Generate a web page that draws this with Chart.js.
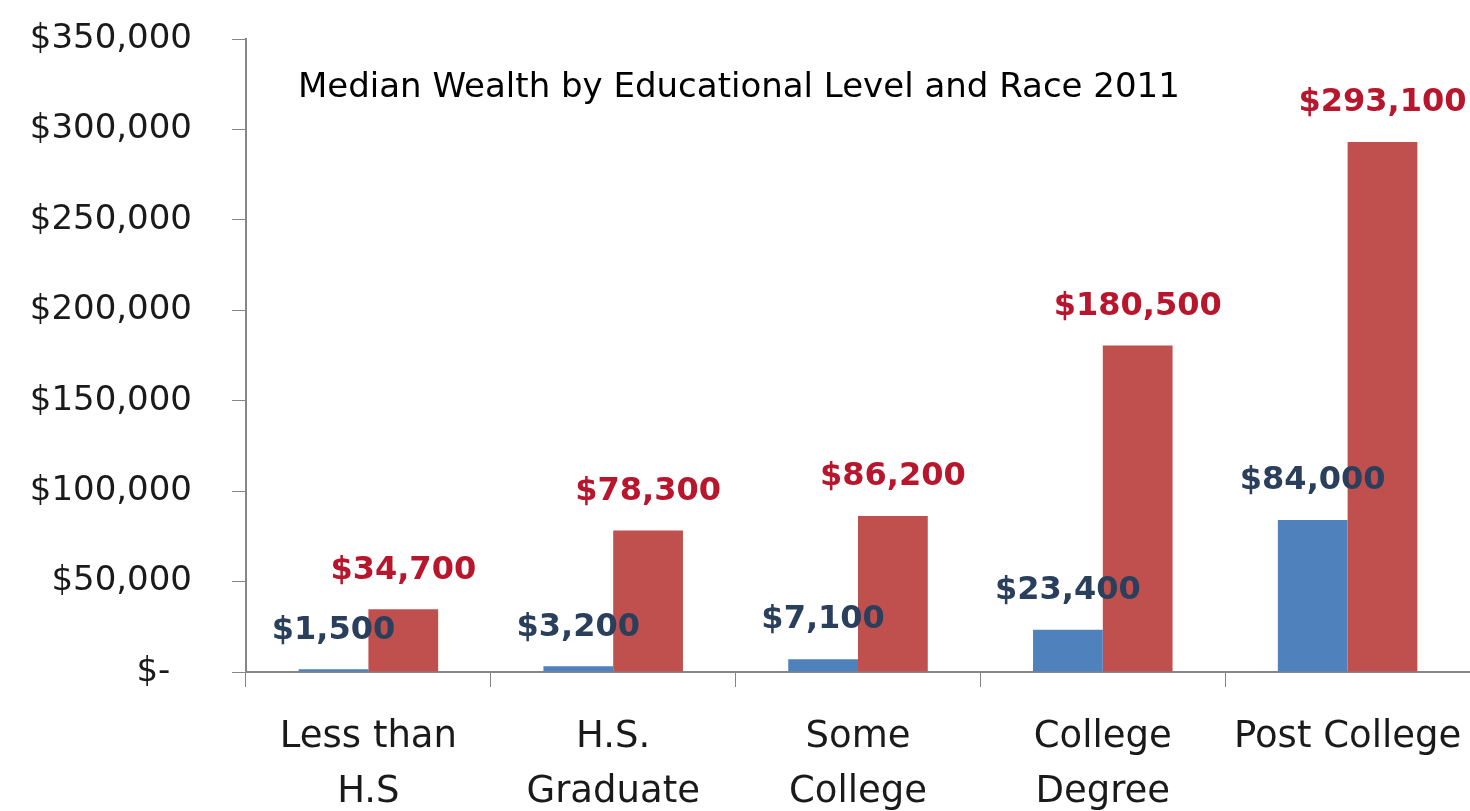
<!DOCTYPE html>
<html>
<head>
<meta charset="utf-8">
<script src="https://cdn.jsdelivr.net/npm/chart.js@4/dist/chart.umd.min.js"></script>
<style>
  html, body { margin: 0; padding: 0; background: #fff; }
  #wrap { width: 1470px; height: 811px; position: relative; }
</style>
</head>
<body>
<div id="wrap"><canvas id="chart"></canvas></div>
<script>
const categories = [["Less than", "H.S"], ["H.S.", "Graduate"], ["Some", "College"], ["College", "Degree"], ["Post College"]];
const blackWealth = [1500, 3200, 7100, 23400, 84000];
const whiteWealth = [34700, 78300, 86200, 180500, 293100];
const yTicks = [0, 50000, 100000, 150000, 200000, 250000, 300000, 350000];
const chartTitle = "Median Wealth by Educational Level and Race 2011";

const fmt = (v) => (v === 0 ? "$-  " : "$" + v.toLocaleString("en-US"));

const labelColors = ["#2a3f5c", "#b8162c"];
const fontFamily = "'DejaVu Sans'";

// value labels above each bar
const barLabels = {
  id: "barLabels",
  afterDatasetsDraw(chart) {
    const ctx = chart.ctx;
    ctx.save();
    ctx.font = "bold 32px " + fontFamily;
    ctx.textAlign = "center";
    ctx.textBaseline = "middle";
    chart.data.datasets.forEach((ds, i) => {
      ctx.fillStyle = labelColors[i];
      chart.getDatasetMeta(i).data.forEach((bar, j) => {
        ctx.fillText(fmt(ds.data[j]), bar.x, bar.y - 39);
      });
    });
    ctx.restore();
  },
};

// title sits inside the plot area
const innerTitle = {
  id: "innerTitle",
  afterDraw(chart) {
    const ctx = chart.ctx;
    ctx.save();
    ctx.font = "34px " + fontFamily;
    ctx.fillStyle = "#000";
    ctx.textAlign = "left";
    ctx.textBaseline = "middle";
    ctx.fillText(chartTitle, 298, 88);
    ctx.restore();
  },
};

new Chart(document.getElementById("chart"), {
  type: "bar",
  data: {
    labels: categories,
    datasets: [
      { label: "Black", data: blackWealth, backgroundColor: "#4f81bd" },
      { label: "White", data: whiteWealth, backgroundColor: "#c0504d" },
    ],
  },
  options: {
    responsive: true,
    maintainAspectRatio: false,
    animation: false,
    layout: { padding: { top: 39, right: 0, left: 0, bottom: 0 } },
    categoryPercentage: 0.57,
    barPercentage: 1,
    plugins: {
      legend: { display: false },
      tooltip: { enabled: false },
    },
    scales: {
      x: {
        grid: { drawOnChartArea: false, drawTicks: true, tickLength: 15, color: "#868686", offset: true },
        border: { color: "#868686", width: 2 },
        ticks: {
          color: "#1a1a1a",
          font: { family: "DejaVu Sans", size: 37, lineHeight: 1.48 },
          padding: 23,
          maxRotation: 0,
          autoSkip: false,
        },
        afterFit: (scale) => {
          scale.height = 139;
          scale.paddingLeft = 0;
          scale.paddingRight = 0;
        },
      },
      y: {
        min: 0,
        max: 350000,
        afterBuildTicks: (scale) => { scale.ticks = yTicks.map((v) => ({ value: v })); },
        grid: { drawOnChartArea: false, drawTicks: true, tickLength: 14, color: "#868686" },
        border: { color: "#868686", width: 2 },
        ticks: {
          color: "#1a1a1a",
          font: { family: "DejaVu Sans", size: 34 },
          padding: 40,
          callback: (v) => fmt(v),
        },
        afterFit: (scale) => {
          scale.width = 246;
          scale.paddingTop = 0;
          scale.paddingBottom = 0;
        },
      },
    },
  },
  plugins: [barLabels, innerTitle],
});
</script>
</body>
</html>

☆ ☆ ☆ ☆

Reproduce the material word for word. Any pictures should be left out of the copy.

Generate a web page that draws this with Chart.js.
<!DOCTYPE html>
<html>
<head>
<meta charset="utf-8">
<script src="https://cdn.jsdelivr.net/npm/chart.js@4/dist/chart.umd.min.js"></script>
<style>
  html, body { margin: 0; padding: 0; background: #fff; }
  #wrap { width: 1470px; height: 811px; position: relative; }
</style>
</head>
<body>
<div id="wrap"><canvas id="chart"></canvas></div>
<script>
const categories = [["Less than", "H.S"], ["H.S.", "Graduate"], ["Some", "College"], ["College", "Degree"], ["Post College"]];
const blackWealth = [1500, 3200, 7100, 23400, 84000];
const whiteWealth = [34700, 78300, 86200, 180500, 293100];
const yTicks = [0, 50000, 100000, 150000, 200000, 250000, 300000, 350000];
const chartTitle = "Median Wealth by Educational Level and Race 2011";

const fmt = (v) => (v === 0 ? "$-  " : "$" + v.toLocaleString("en-US"));

const labelColors = ["#2a3f5c", "#b8162c"];
const fontFamily = "'DejaVu Sans'";

// value labels above each bar
const barLabels = {
  id: "barLabels",
  afterDatasetsDraw(chart) {
    const ctx = chart.ctx;
    ctx.save();
    ctx.font = "bold 32px " + fontFamily;
    ctx.textAlign = "center";
    ctx.textBaseline = "middle";
    chart.data.datasets.forEach((ds, i) => {
      ctx.fillStyle = labelColors[i];
      chart.getDatasetMeta(i).data.forEach((bar, j) => {
        ctx.fillText(fmt(ds.data[j]), bar.x, bar.y - 39);
      });
    });
    ctx.restore();
  },
};

// title sits inside the plot area
const innerTitle = {
  id: "innerTitle",
  afterDraw(chart) {
    const ctx = chart.ctx;
    ctx.save();
    ctx.font = "34px " + fontFamily;
    ctx.fillStyle = "#000";
    ctx.textAlign = "left";
    ctx.textBaseline = "middle";
    ctx.fillText(chartTitle, 298, 88);
    ctx.restore();
  },
};

new Chart(document.getElementById("chart"), {
  type: "bar",
  data: {
    labels: categories,
    datasets: [
      { label: "Black", data: blackWealth, backgroundColor: "#4f81bd" },
      { label: "White", data: whiteWealth, backgroundColor: "#c0504d" },
    ],
  },
  options: {
    responsive: true,
    maintainAspectRatio: false,
    animation: false,
    layout: { padding: { top: 39, right: 0, left: 0, bottom: 0 } },
    categoryPercentage: 0.57,
    barPercentage: 1,
    plugins: {
      legend: { display: false },
      tooltip: { enabled: false },
    },
    scales: {
      x: {
        grid: { drawOnChartArea: false, drawTicks: true, tickLength: 15, color: "#868686", offset: true },
        border: { color: "#868686", width: 2 },
        ticks: {
          color: "#1a1a1a",
          font: { family: "DejaVu Sans", size: 37, lineHeight: 1.48 },
          padding: 23,
          maxRotation: 0,
          autoSkip: false,
        },
        afterFit: (scale) => {
          scale.height = 139;
          scale.paddingLeft = 0;
          scale.paddingRight = 0;
        },
      },
      y: {
        min: 0,
        max: 350000,
        afterBuildTicks: (scale) => { scale.ticks = yTicks.map((v) => ({ value: v })); },
        grid: { drawOnChartArea: false, drawTicks: true, tickLength: 14, color: "#868686" },
        border: { color: "#868686", width: 2 },
        ticks: {
          color: "#1a1a1a",
          font: { family: "DejaVu Sans", size: 34 },
          padding: 40,
          callback: (v) => fmt(v),
        },
        afterFit: (scale) => {
          scale.width = 246;
          scale.paddingTop = 0;
          scale.paddingBottom = 0;
        },
      },
    },
  },
  plugins: [barLabels, innerTitle],
});
</script>
</body>
</html>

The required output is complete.